A little bit of work, but a whole lot of satisfaction!

If you find yourself craving the authentic taste of a street taco and you're not sure where to go, look no further than your home kitchen and your backyard grill! This recipe has been a favorite of ours for years and it never disappoints. Use this recipe for your next backyard party and you will be asked to make it for every event!

Carne Asada Street Tacos

4 cloves garlic coarsely chopped

1 jalapeño stemmed seeded and coarsely chopped

1 1/2 cups fresh cilantro leaves

1/2 cup extra virgin olive oil

1/4 cup fresh orange juice

2 Tbs. fresh lime juice

Kosher salt

Ground black pepper

2 lb. skirt steak trimmed of excess surface fat

1 cup diced red onion, or pickled onions is a good alternative

1 16 oz. jar of Salsa Verde, or salsa of your choice

18 corn tortillas, or flour tortillas for an alternative option

1 cup fresh cilantro leaves, roughly chopped

4 oz. (1 cup) crumbled cotija cheese or queso fresco

4 limes cut into wedges         

 

Cooking Instructions

Marinate the steak: Pulse the garlic and jalapeño in a food processor until finely chopped.

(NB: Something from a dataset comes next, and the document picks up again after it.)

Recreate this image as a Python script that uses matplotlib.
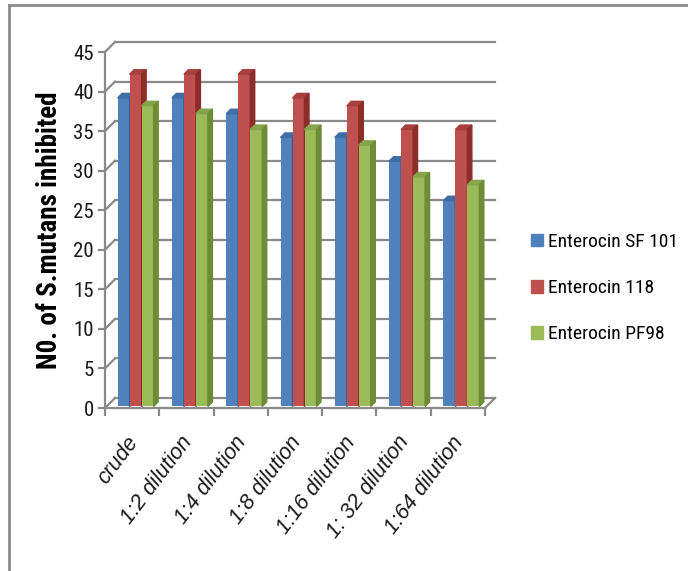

Add 1 1/2 cups cilantro and pulse a couple more times. Transfer to a baking dish or zip-top bag large enough to hold the steak. Add the oil, orange juice, lime juice, 1/2 tsp. salt, and a few grinds of pepper and stir to combine. Add the steak and marinate for at least 1 hour at room temperature or up to 3 hours in the refrigerator.

Grill the steak and serve: Prepare a high (500°F to 600°F) charcoal or gas grill fire. Remove the steak from the marinade, season with salt and pepper, and grill, flipping once, until grill marks form on both sides and cooked to your liking, about 3 minutes per side for medium rare (135°F). Transfer to a cutting board and let rest for 5 minutes.

Meanwhile, warm the tortillas on the grill until light grill marks form on both sides and they soften, about 30 seconds. Slice the steaks with the grain into 4 to 5-inch-long pieces, then against the grain into thin slices no wider than 1/4 inch.

Assemble the tacos with tortillas, steak, salsa, onion, cilantro, and cheese. Serve with lime wedges.